Hughes’ theoretical concerns are borne out in his artistic process, which marries the analog to the digital as deftly as it does the physical to the atmospheric. Hughes’ meditations on the threat of ecological destruction simultaneously pay homage to a set of endangered photographic skills and resources. In each rich, vivid print, the light and color that animates the earth and sky seem diffused in the image itself.

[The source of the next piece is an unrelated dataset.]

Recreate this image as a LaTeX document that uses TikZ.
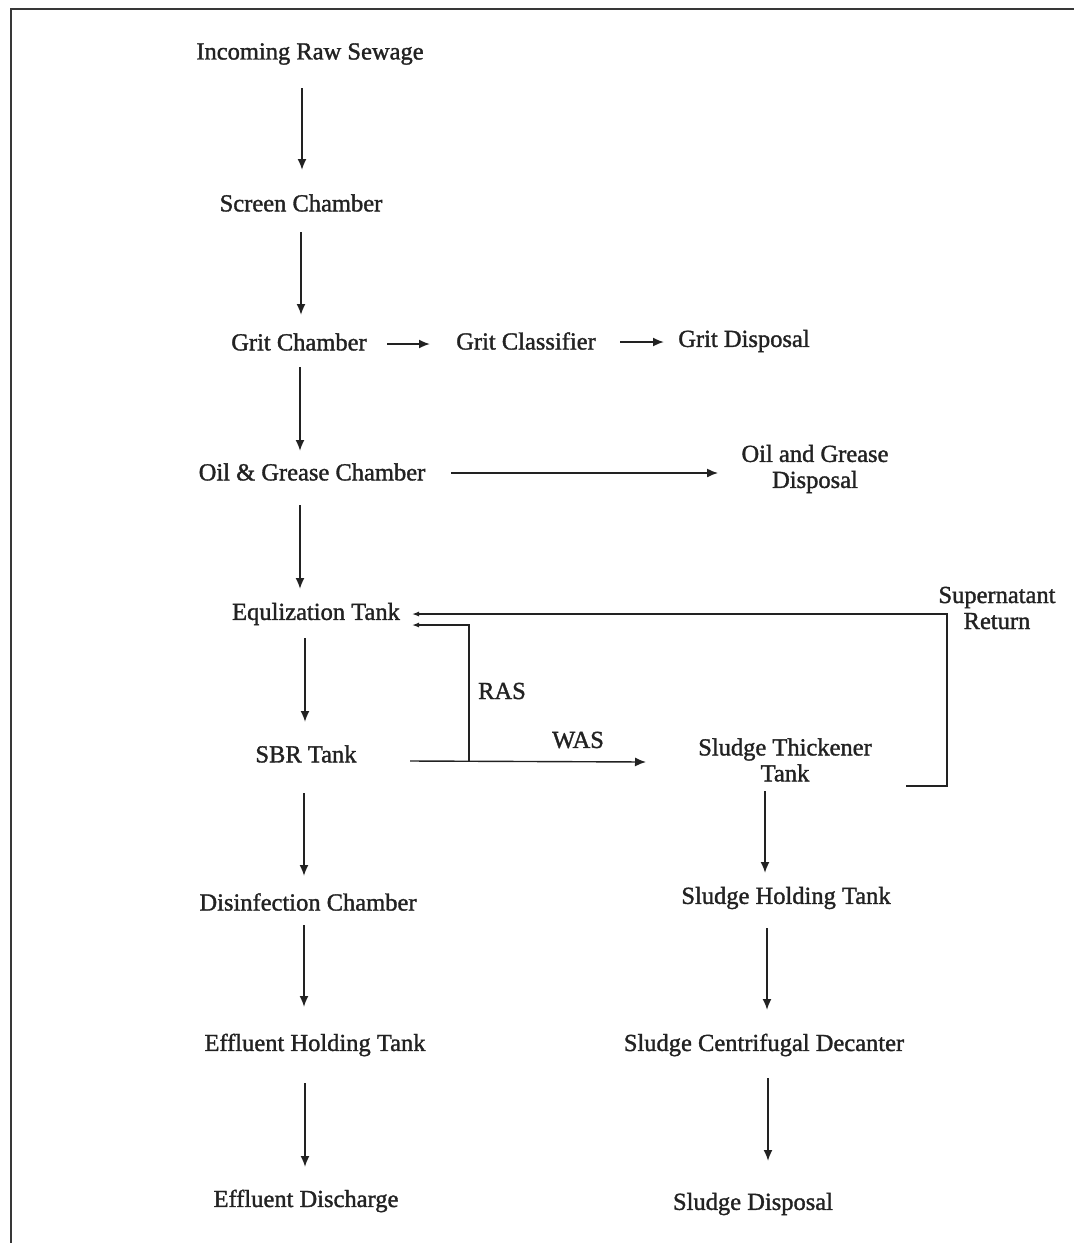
\documentclass[tikz,border=0pt]{standalone}
\usepackage{fontspec}
\setmainfont{Liberation Serif}[BoldFont={Liberation Serif}, BoldFeatures={FakeBold=1.4}]
\usetikzlibrary{arrows.meta}
\definecolor{ink}{HTML}{222222}
\begin{document}
\begin{tikzpicture}[x=1pt,y=-1pt,
  lbl/.style={font=\fontsize{24.5}{26}\selectfont\bfseries, text=ink, inner sep=0pt, align=center},
  arr/.style={draw=ink, line width=1.8pt, -{Latex[length=11pt,width=9pt]}},
  ln/.style={draw=ink!85, line width=1.5pt}]
\useasboundingbox (0,0) rectangle (1074,1243);
\draw[line width=2pt, draw=ink!90] (10.5,1243) -- (10.5,9) -- (1074,9);

% left column
\node[lbl] (in)  at (310,54)   {Incoming Raw Sewage};
\node[lbl] (sc)  at (301,203)  {Screen Chamber};
\node[lbl] (gc)  at (299,342)  {Grit Chamber};
\node[lbl] (gcl) at (526,341)  {Grit Classifier};
\node[lbl] (gd)  at (744,341)  {Grit Disposal};
\node[lbl] (oil) at (312,472)  {Oil \& Grease Chamber};
\node[lbl] (ogd) at (815,469)  {Oil and Grease\\Disposal};
\node[lbl] (eq)  at (316,614)  {Equlization Tank};
\node[lbl] (sbr) at (306,754)  {SBR Tank};
\node[lbl] (dis) at (308,902)  {Disinfection Chamber};
\node[lbl] (eht) at (315,1045) {Effluent Holding Tank};
\node[lbl] (ed)  at (306,1201) {Effluent Discharge};
% right column
\node[lbl] (st)  at (785,760)  {Sludge Thickener\\Tank};
\node[lbl] (sht) at (786,898)  {Sludge Holding Tank};
\node[lbl] (scd) at (764,1045) {Sludge Centrifugal Decanter};
\node[lbl] (sd)  at (753,1204) {Sludge Disposal};
% labels
\node[lbl] (ras) at (502,691)  {RAS};
\node[lbl] (was) at (578,740)  {WAS};
\node[lbl] (sup) at (997,608)  {Supernatant\\Return};

% vertical arrows
\draw[arr] ([xshift=-8pt,yshift=-34pt]in.center) -- ([xshift=1pt,yshift=33pt]sc.center);
\draw[arr] ([xshift=0pt,yshift=-29pt]sc.center) -- ([xshift=2pt,yshift=27pt]gc.center);
\draw[arr] ([xshift=1pt,yshift=-25pt]gc.center) -- ([xshift=-12pt,yshift=21pt]oil.center);
\draw[arr] ([xshift=-12pt,yshift=-33pt]oil.center) -- ([xshift=-16pt,yshift=25pt]eq.center);
\draw[arr] ([xshift=-11pt,yshift=-24pt]eq.center) -- ([xshift=-1pt,yshift=32pt]sbr.center);
\draw[arr] ([xshift=-2pt,yshift=-39pt]sbr.center) -- ([xshift=-4pt,yshift=26pt]dis.center);
\draw[arr] ([xshift=-4pt,yshift=-23pt]dis.center) -- ([xshift=-11pt,yshift=38pt]eht.center);
\draw[arr] ([xshift=-10pt,yshift=-38pt]eht.center) -- ([xshift=-1pt,yshift=34pt]ed.center);
\draw[arr] ([xshift=-20pt,yshift=-31pt]st.center) -- ([xshift=-21pt,yshift=25pt]sht.center);
\draw[arr] ([xshift=-19pt,yshift=-30pt]sht.center) -- ([xshift=3pt,yshift=35pt]scd.center);
\draw[arr] ([xshift=4pt,yshift=-33pt]scd.center) -- ([xshift=15pt,yshift=43pt]sd.center);

% horizontal arrows
\draw[arr] ([xshift=88pt,yshift=-2pt]gc.center) -- ([xshift=-96pt,yshift=-3pt]gcl.center);
\draw[arr] ([xshift=94pt,yshift=-1pt]gcl.center) -- ([xshift=-80pt,yshift=-1pt]gd.center);
\draw[arr, line width=1.4pt] ([xshift=139pt,yshift=-1pt]oil.center) -- ([xshift=-97pt,yshift=-4pt]ogd.center);
\draw[arr, line width=1.4pt] ([xshift=104pt,yshift=-7pt]sbr.center) -- ([xshift=-139pt,yshift=-2pt]st.center);

% RAS return
\coordinate (j) at (469,761);
\draw[arr, line width=1.3pt, -{Latex[length=7pt,width=5pt]}] (j) |- ([xshift=96pt,yshift=-11pt]eq.center);
% Supernatant return
\coordinate (sr) at (947,614);
\draw[arr, line width=1.3pt, -{Latex[length=7pt,width=5pt]}] ([xshift=121pt,yshift=-26pt]st.center) -| (sr) -- ([xshift=96pt]eq.center);
\end{tikzpicture}
\end{document}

Hughes' work has been shown in over eighty group and solo exhibitions worldwide, as well as at the world's major international art fairs in Paris, London, Los Angeles, and New York. His photographs can be found in the collections of the Museum of Fine Arts, Houston, TX; the Gana Art Center, Seoul, South Korea; the Falmouth Art Gallery, Cornwall, England; and the Victoria and Albert Museum, London, England, which selected his work to appear in a travelling exhibition in India in 2010. His work has been featured in numerous journals and magazines, including Exit Imagen y Cultura -Paisajes Silenciosos, Next Level, Hotshoe International, The Photographer, and the British Journal of Photography, and was included in the Harvard University Press publication Photography and the Art of Chance in 2015, the 2018 publication Metamodernism. Historicity, Affect and Depth after Postmodernism, and most recently as part of Into The Woods: Trees in Photography, By Martin Barnes (V&A) Thames and Hudson, 2019.
Hughes published his first limited-edition book, Aspects of Cosmological Indifference, in 2013, and his first major monograph entitled Nowhere Far was published by GOST (London) in December 2017 and is to be found in the book collections of the Tate Gallery and the National Art library at the Victoria and Albert Museum (London).